* [Data for processing]
· · ·

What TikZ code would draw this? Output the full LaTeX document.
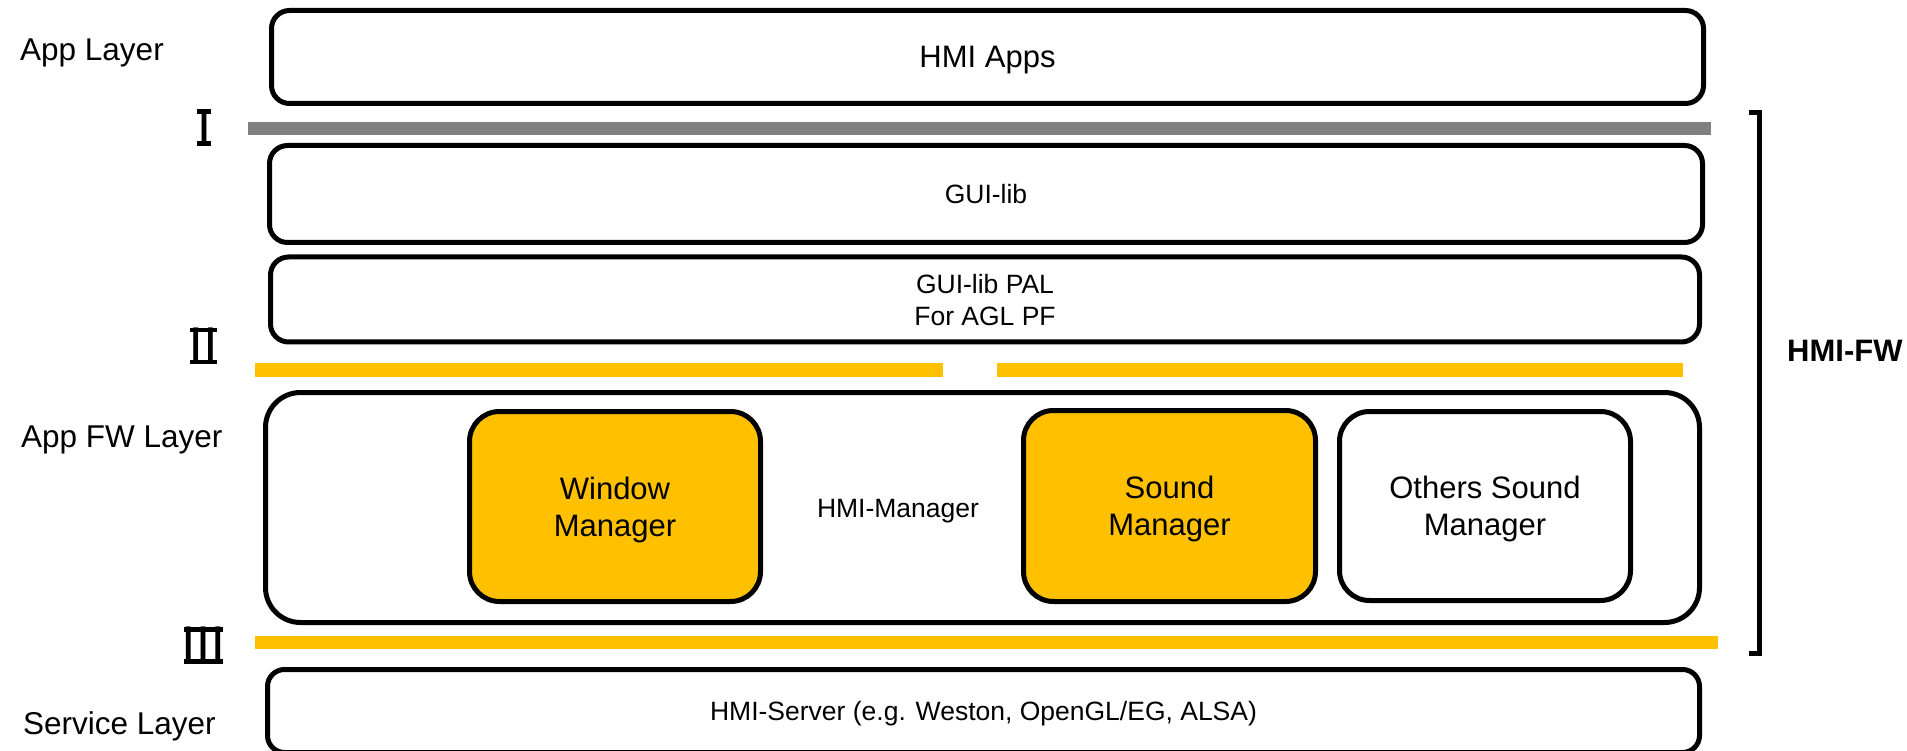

· · ·

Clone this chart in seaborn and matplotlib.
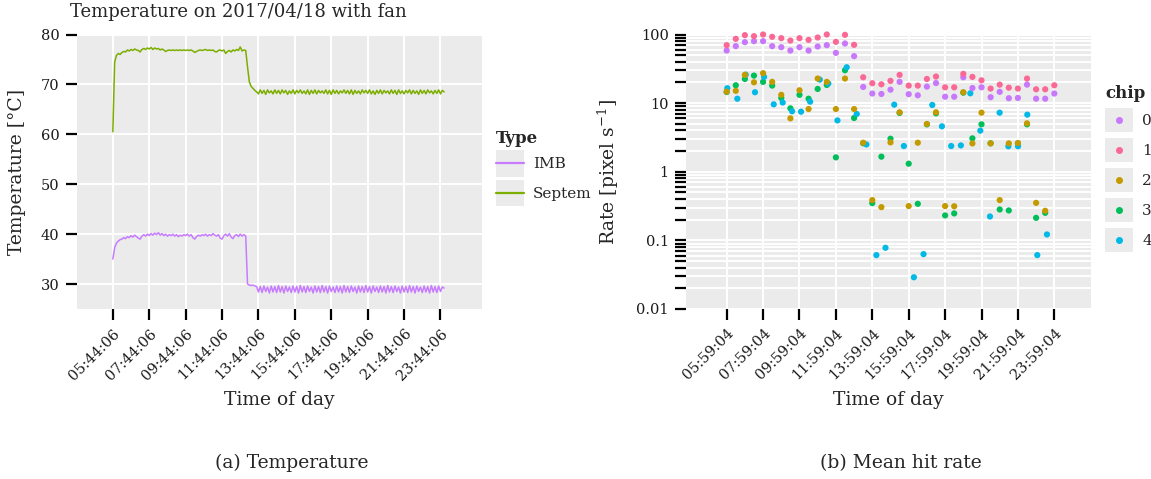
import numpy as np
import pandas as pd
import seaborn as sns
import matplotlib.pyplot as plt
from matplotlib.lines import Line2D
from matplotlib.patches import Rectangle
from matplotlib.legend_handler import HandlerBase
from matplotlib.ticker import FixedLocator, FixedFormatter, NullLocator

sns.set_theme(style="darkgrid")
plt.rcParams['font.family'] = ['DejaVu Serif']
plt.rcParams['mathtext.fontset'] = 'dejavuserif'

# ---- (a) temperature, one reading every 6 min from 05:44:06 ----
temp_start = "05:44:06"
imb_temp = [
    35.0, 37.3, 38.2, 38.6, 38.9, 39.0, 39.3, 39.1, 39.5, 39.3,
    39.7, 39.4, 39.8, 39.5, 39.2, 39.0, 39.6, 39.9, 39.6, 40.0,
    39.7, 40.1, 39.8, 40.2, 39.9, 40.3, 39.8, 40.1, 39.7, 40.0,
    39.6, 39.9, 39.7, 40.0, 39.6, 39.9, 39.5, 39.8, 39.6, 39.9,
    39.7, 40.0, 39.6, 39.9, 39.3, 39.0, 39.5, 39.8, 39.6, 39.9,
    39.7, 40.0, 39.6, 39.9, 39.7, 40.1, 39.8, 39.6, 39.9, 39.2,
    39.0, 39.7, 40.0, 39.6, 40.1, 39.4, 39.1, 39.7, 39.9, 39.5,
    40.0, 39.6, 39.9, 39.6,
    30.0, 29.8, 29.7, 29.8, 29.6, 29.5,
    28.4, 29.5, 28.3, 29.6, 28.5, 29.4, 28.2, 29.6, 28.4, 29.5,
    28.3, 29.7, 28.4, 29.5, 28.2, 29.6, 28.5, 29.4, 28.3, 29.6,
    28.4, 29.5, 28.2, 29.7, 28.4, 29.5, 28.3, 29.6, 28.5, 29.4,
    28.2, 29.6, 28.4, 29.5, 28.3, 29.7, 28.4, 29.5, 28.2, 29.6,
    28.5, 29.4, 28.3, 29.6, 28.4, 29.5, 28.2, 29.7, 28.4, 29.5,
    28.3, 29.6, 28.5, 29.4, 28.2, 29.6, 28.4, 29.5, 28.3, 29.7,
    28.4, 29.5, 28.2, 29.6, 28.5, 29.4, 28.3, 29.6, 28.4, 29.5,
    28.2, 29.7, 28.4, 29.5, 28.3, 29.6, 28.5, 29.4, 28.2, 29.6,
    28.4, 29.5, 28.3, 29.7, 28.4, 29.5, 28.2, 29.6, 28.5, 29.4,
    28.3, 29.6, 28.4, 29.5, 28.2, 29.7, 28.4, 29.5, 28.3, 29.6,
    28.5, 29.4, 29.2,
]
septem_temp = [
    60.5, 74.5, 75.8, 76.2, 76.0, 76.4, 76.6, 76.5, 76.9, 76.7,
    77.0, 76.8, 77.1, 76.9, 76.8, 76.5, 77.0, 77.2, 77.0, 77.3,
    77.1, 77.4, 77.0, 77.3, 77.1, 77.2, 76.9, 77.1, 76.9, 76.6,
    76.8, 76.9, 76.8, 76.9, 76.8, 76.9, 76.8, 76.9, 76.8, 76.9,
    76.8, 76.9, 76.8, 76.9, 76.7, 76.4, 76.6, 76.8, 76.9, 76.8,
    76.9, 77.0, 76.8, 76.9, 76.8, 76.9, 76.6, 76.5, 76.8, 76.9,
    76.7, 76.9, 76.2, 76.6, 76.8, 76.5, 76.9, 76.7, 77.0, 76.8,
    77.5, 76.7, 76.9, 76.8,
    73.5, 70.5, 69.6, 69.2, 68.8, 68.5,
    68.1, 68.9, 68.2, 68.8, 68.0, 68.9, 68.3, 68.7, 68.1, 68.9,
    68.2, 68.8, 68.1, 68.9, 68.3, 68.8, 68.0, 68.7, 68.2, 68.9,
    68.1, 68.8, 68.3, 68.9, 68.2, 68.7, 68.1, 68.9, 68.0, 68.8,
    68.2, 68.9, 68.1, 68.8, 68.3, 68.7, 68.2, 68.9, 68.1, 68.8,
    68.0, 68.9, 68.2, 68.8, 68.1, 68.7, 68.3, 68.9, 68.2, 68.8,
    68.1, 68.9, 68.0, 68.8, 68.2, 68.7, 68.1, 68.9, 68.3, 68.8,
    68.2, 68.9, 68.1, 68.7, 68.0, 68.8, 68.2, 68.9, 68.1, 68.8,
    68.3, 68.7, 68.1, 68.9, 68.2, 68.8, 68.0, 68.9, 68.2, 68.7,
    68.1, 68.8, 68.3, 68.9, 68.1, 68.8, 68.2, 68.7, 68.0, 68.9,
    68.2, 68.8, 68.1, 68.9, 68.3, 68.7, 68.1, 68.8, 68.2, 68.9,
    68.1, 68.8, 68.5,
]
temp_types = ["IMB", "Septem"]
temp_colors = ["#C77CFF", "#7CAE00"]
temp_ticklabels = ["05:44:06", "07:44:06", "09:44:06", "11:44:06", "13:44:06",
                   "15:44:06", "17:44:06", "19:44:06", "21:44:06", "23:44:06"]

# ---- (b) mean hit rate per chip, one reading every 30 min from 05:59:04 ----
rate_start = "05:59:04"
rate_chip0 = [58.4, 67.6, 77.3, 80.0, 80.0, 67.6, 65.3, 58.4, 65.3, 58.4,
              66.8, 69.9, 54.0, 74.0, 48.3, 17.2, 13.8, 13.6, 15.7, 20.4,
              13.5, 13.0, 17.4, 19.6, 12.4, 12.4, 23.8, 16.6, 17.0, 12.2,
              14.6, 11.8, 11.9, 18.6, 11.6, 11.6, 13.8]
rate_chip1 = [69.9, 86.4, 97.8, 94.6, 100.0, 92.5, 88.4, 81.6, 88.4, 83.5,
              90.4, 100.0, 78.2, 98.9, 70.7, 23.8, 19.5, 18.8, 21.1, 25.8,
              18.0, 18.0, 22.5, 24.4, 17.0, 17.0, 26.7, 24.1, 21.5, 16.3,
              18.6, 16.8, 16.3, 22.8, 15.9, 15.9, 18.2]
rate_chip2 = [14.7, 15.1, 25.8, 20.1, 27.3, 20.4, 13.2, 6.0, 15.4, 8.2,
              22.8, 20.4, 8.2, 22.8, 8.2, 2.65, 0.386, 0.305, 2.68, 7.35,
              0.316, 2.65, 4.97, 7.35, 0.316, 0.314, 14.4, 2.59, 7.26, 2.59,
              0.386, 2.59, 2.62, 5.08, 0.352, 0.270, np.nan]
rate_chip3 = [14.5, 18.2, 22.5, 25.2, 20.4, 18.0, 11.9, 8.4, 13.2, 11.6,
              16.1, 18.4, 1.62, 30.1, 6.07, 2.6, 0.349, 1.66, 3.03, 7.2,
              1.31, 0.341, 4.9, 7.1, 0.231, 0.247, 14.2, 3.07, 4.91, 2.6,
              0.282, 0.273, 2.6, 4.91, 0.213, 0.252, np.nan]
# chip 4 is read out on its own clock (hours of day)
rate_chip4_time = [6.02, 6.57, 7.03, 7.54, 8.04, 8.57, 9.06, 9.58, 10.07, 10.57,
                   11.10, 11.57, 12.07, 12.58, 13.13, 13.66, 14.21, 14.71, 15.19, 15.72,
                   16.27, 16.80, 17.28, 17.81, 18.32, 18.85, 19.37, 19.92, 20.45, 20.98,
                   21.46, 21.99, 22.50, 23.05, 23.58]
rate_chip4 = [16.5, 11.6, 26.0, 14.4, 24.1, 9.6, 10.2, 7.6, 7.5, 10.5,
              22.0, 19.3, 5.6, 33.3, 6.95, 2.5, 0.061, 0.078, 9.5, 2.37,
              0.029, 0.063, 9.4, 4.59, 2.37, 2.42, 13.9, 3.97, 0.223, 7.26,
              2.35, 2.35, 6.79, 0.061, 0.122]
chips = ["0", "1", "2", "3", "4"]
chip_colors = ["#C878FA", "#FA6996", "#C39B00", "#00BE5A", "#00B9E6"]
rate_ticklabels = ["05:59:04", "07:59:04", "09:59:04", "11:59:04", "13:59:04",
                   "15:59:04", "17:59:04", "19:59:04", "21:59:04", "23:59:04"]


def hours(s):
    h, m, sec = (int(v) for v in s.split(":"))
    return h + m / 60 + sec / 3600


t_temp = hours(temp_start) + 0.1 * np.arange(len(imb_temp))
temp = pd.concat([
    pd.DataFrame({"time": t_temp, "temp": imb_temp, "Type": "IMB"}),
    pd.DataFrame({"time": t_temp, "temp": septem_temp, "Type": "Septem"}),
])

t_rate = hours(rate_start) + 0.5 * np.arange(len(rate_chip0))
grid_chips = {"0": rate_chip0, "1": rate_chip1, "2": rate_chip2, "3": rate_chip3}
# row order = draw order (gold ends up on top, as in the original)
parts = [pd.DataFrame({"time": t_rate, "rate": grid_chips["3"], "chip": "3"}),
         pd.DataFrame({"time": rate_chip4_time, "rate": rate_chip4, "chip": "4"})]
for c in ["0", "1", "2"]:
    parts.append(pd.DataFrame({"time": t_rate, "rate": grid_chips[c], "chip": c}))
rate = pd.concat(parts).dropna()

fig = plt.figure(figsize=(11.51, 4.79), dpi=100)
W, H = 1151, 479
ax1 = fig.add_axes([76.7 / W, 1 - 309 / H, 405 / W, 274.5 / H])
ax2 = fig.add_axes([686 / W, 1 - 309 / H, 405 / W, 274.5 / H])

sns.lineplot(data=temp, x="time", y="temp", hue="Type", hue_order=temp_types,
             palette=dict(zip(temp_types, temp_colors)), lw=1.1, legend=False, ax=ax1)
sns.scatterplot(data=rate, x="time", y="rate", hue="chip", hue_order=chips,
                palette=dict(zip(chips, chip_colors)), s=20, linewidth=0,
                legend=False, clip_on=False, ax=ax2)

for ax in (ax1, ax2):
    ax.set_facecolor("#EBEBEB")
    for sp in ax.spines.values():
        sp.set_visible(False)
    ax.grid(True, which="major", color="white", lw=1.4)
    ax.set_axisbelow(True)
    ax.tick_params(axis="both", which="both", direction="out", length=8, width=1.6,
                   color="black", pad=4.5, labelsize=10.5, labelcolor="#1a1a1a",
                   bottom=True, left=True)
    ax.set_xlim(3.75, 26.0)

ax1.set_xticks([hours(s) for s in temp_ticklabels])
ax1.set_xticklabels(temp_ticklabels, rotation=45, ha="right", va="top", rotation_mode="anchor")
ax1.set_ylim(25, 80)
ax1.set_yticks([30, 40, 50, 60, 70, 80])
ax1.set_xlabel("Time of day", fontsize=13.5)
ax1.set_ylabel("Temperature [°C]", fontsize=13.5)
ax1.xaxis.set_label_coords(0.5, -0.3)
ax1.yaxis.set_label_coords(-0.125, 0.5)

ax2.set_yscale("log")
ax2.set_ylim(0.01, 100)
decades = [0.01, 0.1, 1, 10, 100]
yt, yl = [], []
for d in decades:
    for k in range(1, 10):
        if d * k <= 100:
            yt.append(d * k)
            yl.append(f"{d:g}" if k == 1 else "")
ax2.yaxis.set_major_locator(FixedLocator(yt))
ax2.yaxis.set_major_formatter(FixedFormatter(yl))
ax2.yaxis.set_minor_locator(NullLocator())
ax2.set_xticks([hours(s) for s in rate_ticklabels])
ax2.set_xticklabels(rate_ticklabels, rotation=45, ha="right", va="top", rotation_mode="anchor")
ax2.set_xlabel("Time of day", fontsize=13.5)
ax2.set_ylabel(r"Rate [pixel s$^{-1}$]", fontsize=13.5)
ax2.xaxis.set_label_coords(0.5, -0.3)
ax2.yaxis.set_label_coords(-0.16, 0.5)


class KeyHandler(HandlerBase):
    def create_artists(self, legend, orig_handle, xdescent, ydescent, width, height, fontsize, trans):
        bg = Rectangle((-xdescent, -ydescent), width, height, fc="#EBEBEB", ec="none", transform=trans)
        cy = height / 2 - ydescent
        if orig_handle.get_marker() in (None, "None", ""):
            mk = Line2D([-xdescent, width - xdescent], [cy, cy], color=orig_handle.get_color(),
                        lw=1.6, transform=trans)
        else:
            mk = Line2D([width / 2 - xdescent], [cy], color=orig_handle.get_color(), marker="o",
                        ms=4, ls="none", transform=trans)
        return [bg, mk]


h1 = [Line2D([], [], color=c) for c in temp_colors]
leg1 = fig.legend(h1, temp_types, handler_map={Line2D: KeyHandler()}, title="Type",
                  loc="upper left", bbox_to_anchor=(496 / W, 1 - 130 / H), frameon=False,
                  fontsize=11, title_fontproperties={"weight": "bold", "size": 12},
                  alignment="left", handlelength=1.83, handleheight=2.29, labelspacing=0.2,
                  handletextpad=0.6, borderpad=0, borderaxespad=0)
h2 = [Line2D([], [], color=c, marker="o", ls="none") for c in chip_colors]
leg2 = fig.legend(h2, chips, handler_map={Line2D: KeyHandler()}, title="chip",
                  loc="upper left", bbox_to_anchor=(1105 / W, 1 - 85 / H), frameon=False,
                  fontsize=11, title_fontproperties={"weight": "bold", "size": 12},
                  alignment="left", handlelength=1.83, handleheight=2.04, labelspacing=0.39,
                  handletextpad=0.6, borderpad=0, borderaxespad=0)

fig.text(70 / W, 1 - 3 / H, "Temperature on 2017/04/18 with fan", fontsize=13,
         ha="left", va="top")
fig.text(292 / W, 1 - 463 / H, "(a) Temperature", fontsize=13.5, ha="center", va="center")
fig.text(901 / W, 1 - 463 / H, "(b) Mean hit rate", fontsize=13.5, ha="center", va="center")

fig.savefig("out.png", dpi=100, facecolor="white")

· · ·

* [Short task] Retype, word for word, only the lines from the one containing "Clone this chart in seaborn and matplotlib." through the one containing "plt.rcParams['mathtext.fontset'] = 'dejavuserif'", both included, and leave out any pictures.

* [Reply to the task]
Clone this chart in seaborn and matplotlib.
import numpy as np
import pandas as pd
import seaborn as sns
import matplotlib.pyplot as plt
from matplotlib.lines import Line2D
from matplotlib.patches import Rectangle
from matplotlib.legend_handler import HandlerBase
from matplotlib.ticker import FixedLocator, FixedFormatter, NullLocator

sns.set_theme(style="darkgrid")
plt.rcParams['font.family'] = ['DejaVu Serif']
plt.rcParams['mathtext.fontset'] = 'dejavuserif'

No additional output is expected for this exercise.